Is it any wonder Sony took one look at Demon's Souls - a game which merrily dishes out a one-hit kill to the player in the "tutorial", providing they even get that far - and decided it had limited appeal?
But in the interim, the success of Demon's Souls has planted a seed of doubt. We can thank the import crowd, early adopters who try out most new Japanese releases, for spreading the word that the English-language Asian release was worth a look. Atlus USA hesitantly issued a small localised print run, thereby igniting the slow-burn cult hit which saw its investment well repaid.
The community that grew up around Demon's Souls has been baying for Dark Souls since From first dropped a hint or two that such a thing might conceivably exist, maybe. Their delighted embrace is assured, and the devoted reception of critics and games writers is little surprise; when you spend all day every day working with games, you eventually reach a saturation point on the common genres. You start to crave something which ignores the tropes.
What does come as something of a shock is the buzz Dark Souls is pulling from Joe Internet. We've all seen quality games with massively expensive marketing go under the radar regardless; Dark Souls has clearly avoided that fate. Everyone wants a crack at a game guaranteed to challenge, frustrate, and ultimately, reward.

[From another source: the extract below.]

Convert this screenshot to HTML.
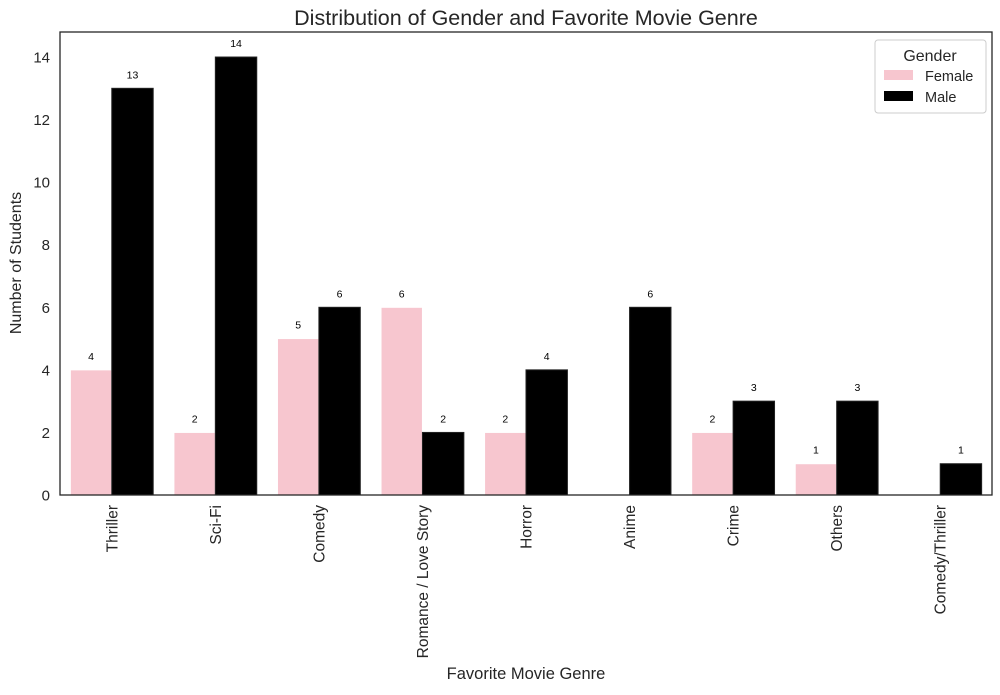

With Dark Souls, Namco Bandai made a bet. It's gambled that there is a significant enough number of gamers who aren't stupid, who have played a game before in their lives, who can handle having to turn to the manual, or an FAQ, or even just to the in-game tool tips, without needing an AI yelling advice in their ears. It's touching to discover that a publisher has that faith in us, and even more pleasant to see that they may have been right.